Меня как социального историка долгое время не удовлетворяло понятие класса в роли аналитической категории для изучения советского общества и раздражали дискуссии советских и западных марксистов о «классовом», в частности пролетарском, сознании в советском контексте. Я хорошо знала историю русских рабочих, чью «сознательность» превозносили советские авторы. Эти рабочие в основном жаждали порвать с рабочим классом или дать такую возможность хотя бы своим детям, и в первые пятнадцать послереволюционных лет легко добивались этого благодаря советской политике выдвижения пролетариев и беднейших крестьян. Разумеется, социальные историки в СССР были вынуждены пользоваться в своей работе марксистскими классовыми категориями, и делали это в крайне статичной, грубо материалистической манере. Когда в 1970-е гг. социальной историей Советского Союза стали заниматься и на Западе, я выступила против тенденции принимать классовые характеристики за чистую монету и сосредоточиваться на вопросах, которые мне казались марксистской схоластикой (действительно ли русские рабочие обладали пролетарским классовым сознанием; были ли крестьяне, получившие от большевиков клеймо «кулаков» — деревенских эксплуататоров, — действительно кулаками или только «середняками»).
Однако в конце 1980-х гг. я сама начала относиться к классам серьезно. Не потому, что уверовала в марксистскую аналитическую систему, а потому, что вдруг поняла довольно очевидную вещь: деление на классы служило критерием классификации[4]. Классы нужно принимать всерьез, поскольку классификация по классовому признаку была в советском обществе очень серьезным делом. Она не имела никакого отношения к реальной социальной структуре, зато имела самое прямое отношение к судьбе отдельного человека, его удачам и неудачам. Лично мне споры о том, были ли крестьяне «настоящими кулаками» или городские жители «настоящими пролетариями», могут казаться схоластическими, но для миллионов людей практические последствия таких дискуссий имели жизненно важное значение. Ярлык кулака означал гибель: если ты кулак, стало быть, подлежишь экспроприации и депортации.

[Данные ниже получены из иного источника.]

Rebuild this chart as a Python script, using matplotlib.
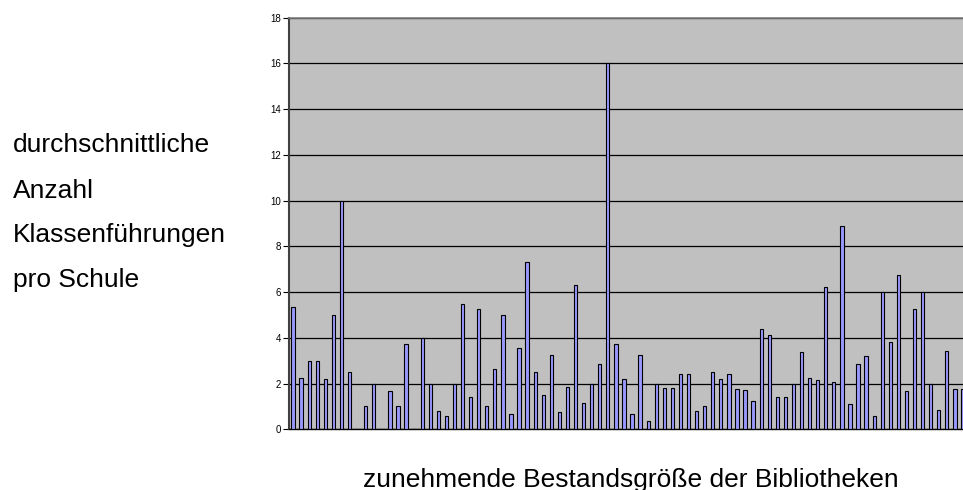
import numpy as np
import matplotlib
matplotlib.use("Agg")
import matplotlib.pyplot as plt

plt.rcParams['font.family'] = ['Liberation Sans', 'DejaVu Sans']

# average number of class visits per school, libraries sorted by stock size
values = [5.33, 2.24, 3.0, 3.0, 2.2, 5.0, 10.0, 2.49, 0, 1.0,
          2.0, 0, 1.66, 1.0, 3.75, 0, 4.0, 2.0, 0.79, 0.6,
          2.0, 5.5, 1.4, 5.25, 1.0, 2.65, 5.0, 0.66, 3.57, 7.33,
          2.49, 1.5, 3.24, 0.74, 1.87, 6.33, 1.14, 2.0, 2.84, 16.0,
          3.75, 2.2, 0.66, 3.24, 0.36, 2.0, 1.79, 1.79, 2.4, 2.4,
          0.82, 1.0, 2.49, 2.2, 2.42, 1.75, 1.73, 1.24, 4.39, 4.11,
          1.43, 1.43, 2.0, 3.37, 2.23, 2.14, 6.21, 2.07, 8.88, 1.12,
          2.84, 3.19, 0.57, 6.0, 3.83, 6.75, 1.66, 5.25, 6.0, 2.0,
          0.83, 3.41, 1.78, 1.75]
yticks = [0, 2, 4, 6, 8, 10, 12, 14, 16, 18]
ylabel_lines = ['durchschnittliche', 'Anzahl', 'Klassenführungen', 'pro Schule']
xlabel = 'zunehmende Bestandsgröße der Bibliotheken'

fig = plt.figure(figsize=(9.63, 4.9), dpi=100)
# plot area runs a bit past the right edge of the picture (cropped like the original)
ax = fig.add_axes([289 / 963, 60.7 / 490, 678 / 963, 411.6 / 490])

x = np.arange(len(values))
ax.bar(x, values, width=0.4, color='#9999FF', edgecolor='black', linewidth=0.8, zorder=3)

ax.set_facecolor('#C0C0C0')
ax.set_xlim(-0.5, len(values) - 0.5)
ax.set_ylim(0, 18)
ax.set_yticks(yticks)
ax.yaxis.grid(True, color='black', linewidth=0.9, zorder=1)
ax.set_axisbelow(True)
ax.set_xticks([])
ax.tick_params(axis='y', direction='out', length=4, width=0.8, pad=1.5,
               labelsize=7, colors='black')

ax.spines['left'].set_color('#404040')
ax.spines['left'].set_linewidth(1.5)
ax.spines['top'].set_color('#808080')
ax.spines['top'].set_linewidth(1.2)
ax.spines['bottom'].set_color('black')
ax.spines['bottom'].set_linewidth(1.0)
ax.spines['right'].set_visible(False)

# side label, one word group per line
for i, line in enumerate(ylabel_lines):
    yb = [152, 197.5, 242, 287][i]
    fig.text(13 / 963, 1 - yb / 490, line, fontsize=19, va='baseline', ha='left')

fig.text(631 / 963, 1 - 486.5 / 490, xlabel, fontsize=19, va='baseline', ha='center')

fig.savefig('out.png', dpi=100)
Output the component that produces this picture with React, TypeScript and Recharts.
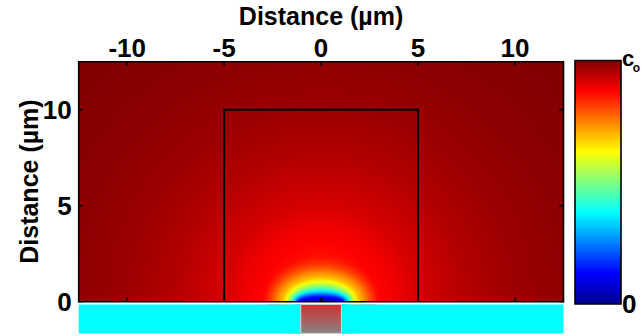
import React from 'react';
import {
  ComposedChart,
  Scatter,
  XAxis,
  YAxis,
  ReferenceArea,
  ReferenceLine,
  Label,
} from 'recharts';

const FONT = '"Liberation Sans", Arial, Helvetica, sans-serif';

// axes (µm)
const xRange = [-12.5, 12.5];
const yRange = [-1.65, 12.5];
const fieldTop = 12.5;
const xTicks = [-10, -5, 0, 5, 10];
const yTicks = [0, 5, 10];

// geometry
const boxX = [-5, 5];
const boxY = [0, 10];
const supportY = [-1.65, -0.14];
const electrodeX = [-1.05, 1.05];

// far field, roughly circular around the electrode: radius (µm) -> c/c0
const farRadius = [0, 2.0, 2.5, 3, 4, 5, 7.5, 10, 12.5, 15, 17.7];
const farValue = [0.84, 0.85, 0.865, 0.875, 0.893, 0.915, 0.95, 0.972, 0.984, 0.993, 1.0];

// near field contours (flattened over the disk): level, half width, height (µm)
const nearLevel = [0.85, 0.8, 0.75, 0.7, 0.65, 0.6, 0.55, 0.5, 0.45, 0.4, 0.35, 0.3, 0.25, 0.2, 0.15, 0.1, 0.05];
const nearHalfWidth = [2.8, 2.52, 2.28, 2.06, 1.87, 1.73, 1.64, 1.56, 1.5, 1.44, 1.39, 1.34, 1.28, 1.22, 1.17, 1.12, 1.08];
const nearHeight = [2.1, 1.8, 1.55, 1.32, 1.16, 1.0, 0.88, 0.78, 0.69, 0.6, 0.53, 0.46, 0.4, 0.33, 0.27, 0.2, 0.12];

// colorbar end points (c/c0)
const barRange = [0, 1];

// jet colormap
const jetPos = [0, 0.125, 0.375, 0.625, 0.875, 1];
const jetRgb = [
  [0, 0, 143],
  [0, 0, 255],
  [0, 255, 255],
  [255, 255, 0],
  [255, 0, 0],
  [128, 0, 0],
];

const jet = (v: number) => {
  const t = Math.min(1, Math.max(0, v));
  let i = 0;
  while (i < jetPos.length - 2 && t > jetPos[i + 1]) i++;
  const f = (t - jetPos[i]) / (jetPos[i + 1] - jetPos[i]);
  const c = jetRgb[i].map((a, k) => Math.round(a + (jetRgb[i + 1][k] - a) * f));
  return `rgb(${c[0]},${c[1]},${c[2]})`;
};

const boxPoints = [
  { x: boxX[0], y: boxY[0] },
  { x: boxX[0], y: boxY[1] },
  { x: boxX[1], y: boxY[1] },
  { x: boxX[1], y: boxY[0] },
];

const barPoints = barRange.map((v) => ({ x: v, y: v }));

// wider contours are further apart, so soften them more
const softFor = (lv: number) => (lv >= 0.7 ? 'soft3' : lv >= 0.5 ? 'soft2' : 'soft1');

const Oval = (p: any) => {
  const { x, y, width, height, color, blur, clipPath } = p;
  if (x == null || width == null) return null;
  return (
    <g clipPath={clipPath}>
      <ellipse
        cx={x + width / 2}
        cy={y + height / 2}
        rx={Math.abs(width) / 2}
        ry={Math.abs(height) / 2}
        fill={color}
        filter={`url(#${blur})`}
      />
    </g>
  );
};

const tickStyle = { fill: '#000', fontSize: 26, fontWeight: 'bold', fontFamily: FONT };

const YTitle = (props: any) => {
  const vb = props.viewBox || {};
  return (
    <text
      transform={`translate(${vb.x + 38}, ${vb.y + vb.height / 2 - 16}) rotate(-90)`}
      textAnchor="middle"
      fontSize={25}
      fontWeight="bold"
      fontFamily={FONT}
      fill="#000"
    >
      Distance (µm)
    </text>
  );
};

const BarTick = (props: any) => {
  const { x, y, payload } = props;
  if (payload.value === barRange[1]) {
    return (
      <text x={x + 1} y={y + 5} fontSize={22} fontWeight="bold" fontFamily={FONT} fill="#000">
        c<tspan fontSize={12} dx={-1.5} dy={6}>o</tspan>
      </text>
    );
  }
  return (
    <text x={x + 1} y={y + 9} fontSize={26} fontWeight="bold" fontFamily={FONT} fill="#000">
      0
    </text>
  );
};

const farSpan = farRadius[farRadius.length - 1];
const ySquash = (xRange[1] - xRange[0]) / fieldTop;

export default function App() {
  return (
    <div style={{ position: 'absolute', left: 0, top: 0, width: 642, height: 336, background: '#fff' }}>
      <div style={{ position: 'absolute', left: 0, top: 0 }}>
        <ComposedChart width={642} height={336} margin={{ top: 0, right: 78.5, bottom: 2.6, left: 0 }}>
          <defs>
            <radialGradient
              id="far"
              cx="0.5"
              cy="1"
              r={farSpan / (xRange[1] - xRange[0])}
              gradientTransform={`translate(0.5 1) scale(1 ${ySquash}) translate(-0.5 -1)`}
            >
              {farRadius.map((r, i) => (
                <stop key={i} offset={r / farSpan} stopColor={jet(farValue[i])} />
              ))}
            </radialGradient>
            <linearGradient id="electrode" x1="0" y1="0" x2="0" y2="1">
              <stop offset="0" stopColor="#cf3030" />
              <stop offset="1" stopColor="#888484" />
            </linearGradient>
            <filter id="soft1" x="-30%" y="-30%" width="160%" height="160%">
              <feGaussianBlur stdDeviation="1.1" />
            </filter>
            <filter id="soft2" x="-30%" y="-30%" width="160%" height="160%">
              <feGaussianBlur stdDeviation="1.6" />
            </filter>
            <filter id="soft3" x="-40%" y="-40%" width="180%" height="180%">
              <feGaussianBlur stdDeviation="3" />
            </filter>
          </defs>

          <XAxis
            type="number"
            dataKey="x"
            orientation="top"
            domain={xRange}
            ticks={xTicks}
            interval={0}
            allowDataOverflow
            height={61.7}
            axisLine={false}
            tickSize={-4}
            tickMargin={9}
            tickLine={{ stroke: '#000', strokeWidth: 1.5 }}
            tick={tickStyle}
          >
            <Label
              value="Distance (µm)"
              position="insideTop"
              offset={7}
              fontSize={25}
              fontWeight="bold"
              fontFamily={FONT}
              fill="#000"
            />
          </XAxis>
          <YAxis
            type="number"
            dataKey="y"
            domain={yRange}
            ticks={yTicks}
            interval={0}
            allowDataOverflow
            width={78.7}
            axisLine={false}
            tickSize={-4}
            tickMargin={11}
            tickLine={{ stroke: '#000', strokeWidth: 1.5 }}
            tick={tickStyle}
            label={<YTitle />}
          />

          <ReferenceArea
            x1={xRange[0]}
            x2={xRange[1]}
            y1={0}
            y2={fieldTop}
            fill="url(#far)"
            fillOpacity={1}
            stroke="none"
          />
          {nearLevel.map((lv, i) => (
            <ReferenceArea
              key={lv}
              x1={-nearHalfWidth[i]}
              x2={nearHalfWidth[i]}
              y1={-nearHeight[i]}
              y2={nearHeight[i]}
              ifOverflow="hidden"
              shape={(p: any) => <Oval {...p} color={jet(lv - 0.025)} blur={softFor(lv)} />}
            />
          ))}

          <ReferenceArea
            x1={xRange[0]}
            x2={xRange[1]}
            y1={supportY[1]}
            y2={0}
            fill="#ffffff"
            fillOpacity={1}
            stroke="none"
          />
          <ReferenceArea
            x1={xRange[0]}
            x2={xRange[1]}
            y1={supportY[0]}
            y2={supportY[1]}
            fill="#00ffff"
            fillOpacity={1}
            stroke="none"
          />
          <ReferenceArea
            x1={electrodeX[0]}
            x2={electrodeX[1]}
            y1={supportY[0]}
            y2={supportY[1]}
            fill="url(#electrode)"
            fillOpacity={1}
            stroke="#d8d8d8"
            strokeWidth={1}
          />
          <ReferenceArea
            x1={xRange[0]}
            x2={xRange[1]}
            y1={0}
            y2={fieldTop}
            fill="none"
            stroke="#000"
            strokeWidth={1.6}
          />

          {xTicks.map((t) => (
            <ReferenceLine
              key={`b${t}`}
              segment={[
                { x: t, y: 0 },
                { x: t, y: 0.22 },
              ]}
              stroke="#000"
              strokeWidth={1.5}
            />
          ))}
          {yTicks.map((t) => (
            <ReferenceLine
              key={`r${t}`}
              segment={[
                { x: xRange[1], y: t },
                { x: xRange[1] - 0.22, y: t },
              ]}
              stroke="#000"
              strokeWidth={1.5}
            />
          ))}

          <Scatter
            data={boxPoints}
            line={{ stroke: '#000', strokeWidth: 2 }}
            shape={() => <g />}
            legendType="none"
            isAnimationActive={false}
          />
        </ComposedChart>
      </div>

      <div style={{ position: 'absolute', left: 570, top: 0 }}>
        <ComposedChart width={72} height={336} margin={{ top: 60.5, right: 0, bottom: 32, left: 5 }}>
          <defs>
            <linearGradient id="jetbar" x1="0" y1="1" x2="0" y2="0">
              {jetPos.map((p, i) => (
                <stop key={i} offset={p} stopColor={jet(p)} />
              ))}
            </linearGradient>
          </defs>
          <XAxis type="number" dataKey="x" domain={barRange} hide allowDataOverflow />
          <YAxis
            type="number"
            dataKey="y"
            orientation="right"
            domain={barRange}
            ticks={barRange}
            interval={0}
            allowDataOverflow
            width={21}
            axisLine={false}
            tickLine={false}
            tickSize={0}
            tickMargin={0}
            tick={<BarTick />}
          />
          <ReferenceArea
            x1={barRange[0]}
            x2={barRange[1]}
            y1={barRange[0]}
            y2={barRange[1]}
            fill="url(#jetbar)"
            fillOpacity={1}
            stroke="#000"
            strokeWidth={1.6}
          />
          <Scatter data={barPoints} shape={() => <g />} legendType="none" isAnimationActive={false} />
        </ComposedChart>
      </div>
    </div>
  );
}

Ярлык пролетария означал, что ты можешь из наемного работника превратиться в начальника, что у твоих детей (и даже у тебя самого) есть возможность получить высшее образование и подняться на новую ступень, перейдя в класс служащих.
Это откровение легло в основу ряда статей, опубликованных в начале 1990-х гг. В них я рассматривала большевистские традиции наклеивания классовых ярлыков и классовой дискриминации, а также появившиеся в результате социальные практики маскировки и разоблачения классовой идентичности. Как раз в эти годы были открыты ранее закрытые советские архивы. Из всех архивных находок тех лет самой интересной для меня стали огромные кипы писем властям от отдельных граждан. Поначалу мое внимание особенно привлекали доносы, которые в 1920-1930-е гг. часто представляли собой попытки дискредитировать чью-нибудь классовую саморепрезентацию. Позже я добавила к ним ходатайства и просьбы, неизменно связанные с саморепрезентацией автора (в 1920-1930-е гг. обычно подчеркивавшего свое «хорошее» классовое происхождение). Претензии на «правильную» идентичность по необходимости сопровождались рассказами о своей жизни, и они меня тоже заинтересовали.
Так и получилось, что стезя социального историка привела меня на территорию, активно колонизируемую молодыми историками культуры, представителями школы «советской субъективности». Различия между нами очевидны. Их интересуют идеология и дискурс и увлекает в первую очередь теория. Меня интересуют социальная практика и повседневность, и я не слишком жалую тотальное теоретизирование, будь оно марксистское или «фукоистское» (разделяя, между прочим, вместе с Марксом глубокие подозрения в отношении идеологии как ложного сознания). Их внимание сосредоточено на «Я» и субъектности[5]; мое — на идентичности и идентификации. Но, по-моему, различия в историческом подходе как раз и делают научную работу интересной. Появление на сцене новой когорты историков — один из главных факторов, способствовавших оживлению в области советской истории в 1990-е гг. Если бы меня попросили выделить два важнейших аспекта этого оживления, я назвала бы, во-первых, перенос внимания на человеческий опыт, а во-вторых, — решительное окончание «холодной войны» в советской истории (новое поколение, в отличие от своих предшественников-«ревизионистов», не нападало на стереотипы «холодной войны» прямо, но его равнодушие оказалось для этих стереотипов губительнее лобовой атаки). Пятнадцать лет назад еще живо было застарелое представление, будто «советская идеология» — нечто насильно скармливаемое режимом населению и пассивно потребляемое атомизированными представителями последнего. То, что у нас появился «сталинистский субъект» как «полноправный идеологический агент», — большой шаг вперед.